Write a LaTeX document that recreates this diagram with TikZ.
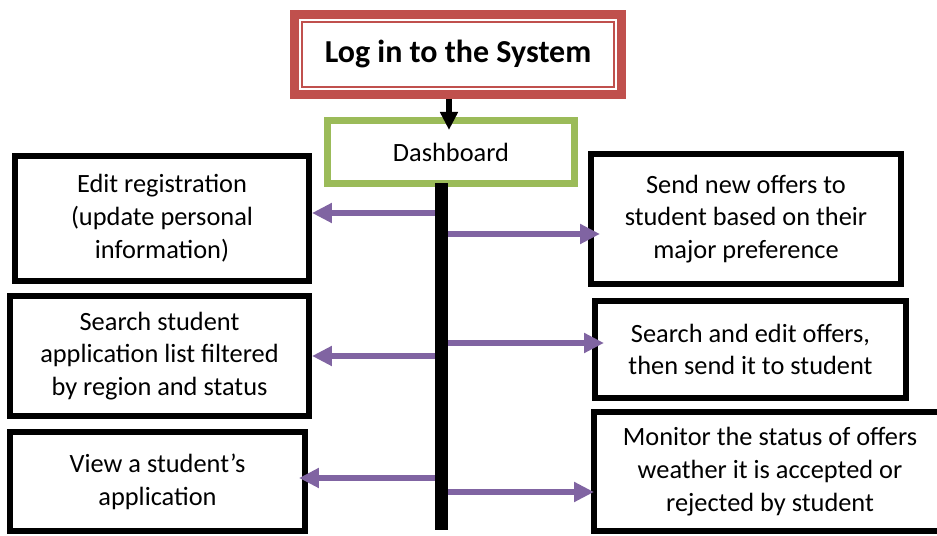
\documentclass[tikz,border=0pt]{standalone}
\usepackage{fontspec}
\setmainfont{Carlito}
\usetikzlibrary{arrows.meta, positioning}
\definecolor{loginred}{HTML}{C0504D}
\definecolor{dashgreen}{HTML}{9BBB59}
\definecolor{flowpurple}{HTML}{8064A2}

\begin{document}
\begin{tikzpicture}[font=\fontsize{15}{18.7}\selectfont,
    task/.style={draw, line width=3.4pt, align=center, inner sep=0pt},
    flow/.style={-{Triangle[length=0.4cm, width=0.38cm]}, flowpurple, line width=3.6pt},
    down/.style={-{Triangle[length=0.36cm, width=0.34cm]}, line width=3.4pt}]
    \useasboundingbox (0,0) rectangle (18.74,10.72);
    \clip (0,0) rectangle (18.74,10.72);
    \node[draw=loginred, line width=5.1pt, minimum width=6.54cm, minimum height=1.6cm,
        font=\fontsize{18.2}{22}\selectfont\bfseries] (login) at (9.16,9.63) {Log in to the System};
    \draw[loginred, line width=1.1pt] ([shift={(0.24,0.24)}]login.south west) rectangle ([shift={(-0.24,-0.24)}]login.north east);
    \node[draw=dashgreen, line width=4pt, minimum width=4.94cm, minimum height=1.26cm] (dash) at (9.02,7.68) {Dashboard};
    \coordinate (tip) at (8.98,8.12);
    \draw[down] (login.south -| tip) -- (tip);
    \node[fill=black, inner sep=0pt, minimum width=0.26cm, minimum height=6.94cm] (bar) at (8.83,3.59) {};

    \node[task, minimum width=5.88cm, minimum height=2.50cm] (edit) at (3.24,6.35) {Edit registration\\(update personal\\information)};
    \node[task, minimum width=5.98cm, minimum height=2.40cm] (search) at (3.19,3.60) {Search student\\application list filtered\\by region and status};
    \node[task, minimum width=5.90cm, minimum height=1.98cm] (view) at (3.15,1.09) {View a student’s\\application};
    \node[task, minimum width=6.20cm, minimum height=2.60cm] (send) at (14.92,6.34) {Send new offers to\\student based on their\\major preference};
    \node[task, minimum width=6.22cm, minimum height=1.94cm] (offers) at (15.01,3.73) {Search and edit offers,\\then send it to student};
    \node[task, minimum width=7.04cm, minimum height=2.38cm] (monitor) at (15.40,1.29) {Monitor the status of offers\\weather it is accepted or\\rejected by student};

    \draw[flow] (bar.west |- 0,6.46) -- (edit.east |- 0,6.46);
    \draw[flow] (bar.west |- 0,3.60) -- (search.east |- 0,3.60);
    \draw[flow] (bar.west |- 0,1.16) -- ([xshift=-0.18cm]view.east |- 0,1.16);
    \draw[flow] (bar.east |- 0,6.04) -- ([xshift=0.24cm]send.west |- 0,6.04);
    \draw[flow] (bar.east |- 0,3.86) -- ([xshift=0.24cm]offers.west |- 0,3.86);
    \draw[flow] (bar.east |- 0,0.88) -- ([xshift=0.06cm]monitor.west |- 0,0.88);
\end{tikzpicture}
\end{document}
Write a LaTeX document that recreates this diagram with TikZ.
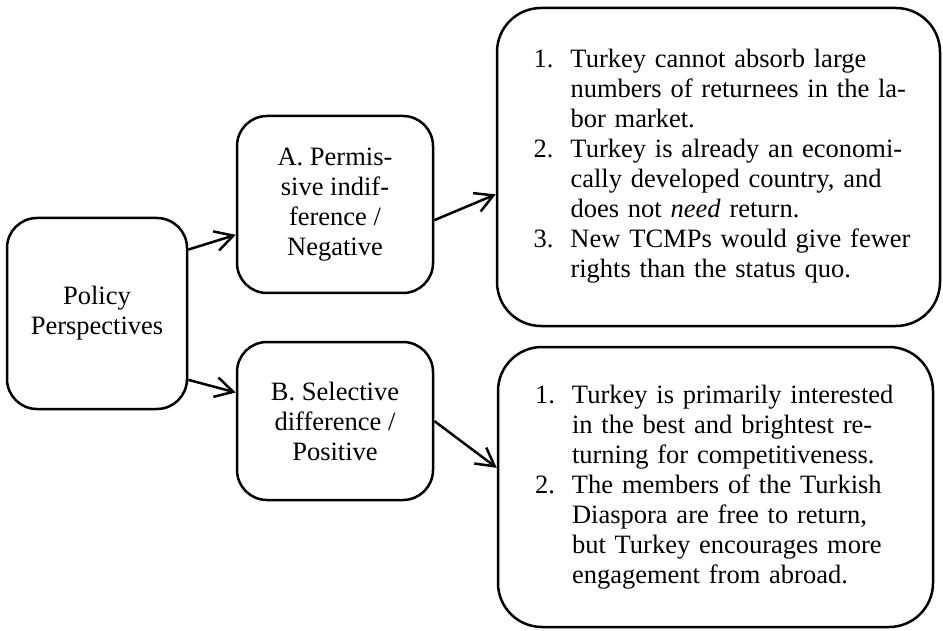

[Task statement]: Give every record back exactly as it reads, with no images.

[Task answer]:
Write a LaTeX document that recreates this diagram with TikZ.
\documentclass[tikz,border=0pt]{standalone}
\usepackage{fontspec}
\setmainfont{Carlito}
\usetikzlibrary{arrows.meta, positioning}
\definecolor{loginred}{HTML}{C0504D}
\definecolor{dashgreen}{HTML}{9BBB59}
\definecolor{flowpurple}{HTML}{8064A2}

\begin{document}
\begin{tikzpicture}[font=\fontsize{15}{18.7}\selectfont,
    task/.style={draw, line width=3.4pt, align=center, inner sep=0pt},
    flow/.style={-{Triangle[length=0.4cm, width=0.38cm]}, flowpurple, line width=3.6pt},
    down/.style={-{Triangle[length=0.36cm, width=0.34cm]}, line width=3.4pt}]
    \useasboundingbox (0,0) rectangle (18.74,10.72);
    \clip (0,0) rectangle (18.74,10.72);
    \node[draw=loginred, line width=5.1pt, minimum width=6.54cm, minimum height=1.6cm,
        font=\fontsize{18.2}{22}\selectfont\bfseries] (login) at (9.16,9.63) {Log in to the System};
    \draw[loginred, line width=1.1pt] ([shift={(0.24,0.24)}]login.south west) rectangle ([shift={(-0.24,-0.24)}]login.north east);
    \node[draw=dashgreen, line width=4pt, minimum width=4.94cm, minimum height=1.26cm] (dash) at (9.02,7.68) {Dashboard};
    \coordinate (tip) at (8.98,8.12);
    \draw[down] (login.south -| tip) -- (tip);
    \node[fill=black, inner sep=0pt, minimum width=0.26cm, minimum height=6.94cm] (bar) at (8.83,3.59) {};

    \node[task, minimum width=5.88cm, minimum height=2.50cm] (edit) at (3.24,6.35) {Edit registration\\(update personal\\information)};
    \node[task, minimum width=5.98cm, minimum height=2.40cm] (search) at (3.19,3.60) {Search student\\application list filtered\\by region and status};
    \node[task, minimum width=5.90cm, minimum height=1.98cm] (view) at (3.15,1.09) {View a student’s\\application};
    \node[task, minimum width=6.20cm, minimum height=2.60cm] (send) at (14.92,6.34) {Send new offers to\\student based on their\\major preference};
    \node[task, minimum width=6.22cm, minimum height=1.94cm] (offers) at (15.01,3.73) {Search and edit offers,\\then send it to student};
    \node[task, minimum width=7.04cm, minimum height=2.38cm] (monitor) at (15.40,1.29) {Monitor the status of offers\\weather it is accepted or\\rejected by student};

    \draw[flow] (bar.west |- 0,6.46) -- (edit.east |- 0,6.46);
    \draw[flow] (bar.west |- 0,3.60) -- (search.east |- 0,3.60);
    \draw[flow] (bar.west |- 0,1.16) -- ([xshift=-0.18cm]view.east |- 0,1.16);
    \draw[flow] (bar.east |- 0,6.04) -- ([xshift=0.24cm]send.west |- 0,6.04);
    \draw[flow] (bar.east |- 0,3.86) -- ([xshift=0.24cm]offers.west |- 0,3.86);
    \draw[flow] (bar.east |- 0,0.88) -- ([xshift=0.06cm]monitor.west |- 0,0.88);
\end{tikzpicture}
\end{document}
Write a LaTeX document that recreates this diagram with TikZ.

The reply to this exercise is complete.